One area of concern that is particularly top of mind lately is the supply chain. Putting aside recent turmoil in this area (yes, I appreciate this is a lot to put aside!), establishing a strong and long-term supply chain is critical to assuring a buyer that they can immediately capitalize on your business after closing. A buyer will quantify any supply chain issues that require transition efforts and, again, may use that to decrease the purchase price. There are plenty of issues to consider (e.g., distribution networks, alternative suppliers, overseas concerns) and answers may vary depending on the business. For example, some buyers may place a lot of value on having a long-term contract manufacturer in place that won’t have leverage to negotiate price increases for years to come. Alternatively, other buyers may want to bring manufacturing in-house and would prefer easy termination rights for third-party vendors. Ultimately, flexibility is key.

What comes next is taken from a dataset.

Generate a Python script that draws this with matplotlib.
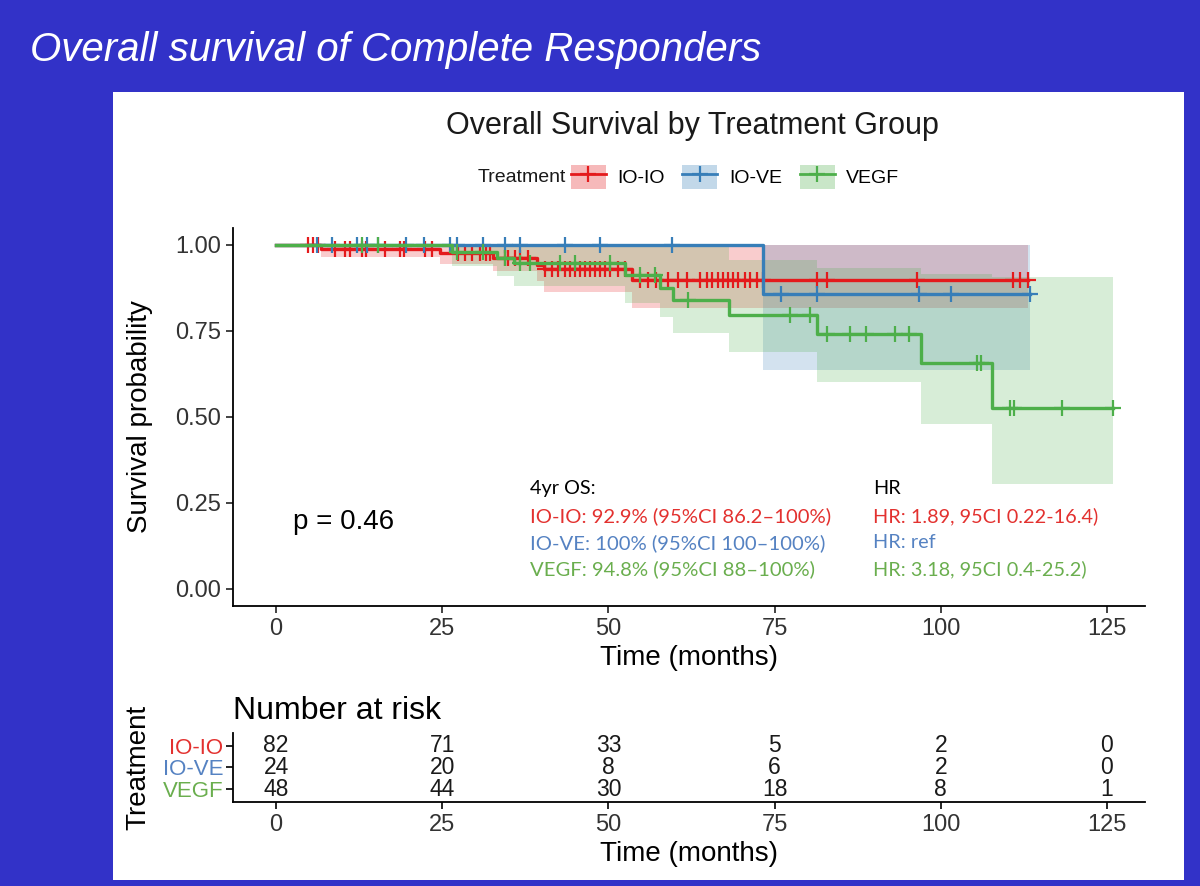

If I may make one all-encompassing recommendation to wrap this up, it is to involve legal counsel from the outset. I appreciate what this sounds like coming from a corporate lawyer, but in the end it will save you time and money if you do things right from the beginning. It is easier to set things up correctly from the beginning over scrambling to clean things up at the last second. I understand as well as anyone that these situations can be over-lawyered, but a great attorney will be able to advise you on what to avoid, what’s worth doing, and what you can get away with during the early-stage process. This is especially true if you are in a highly regulated industry or dealing with riskier issues (e.g., data privacy).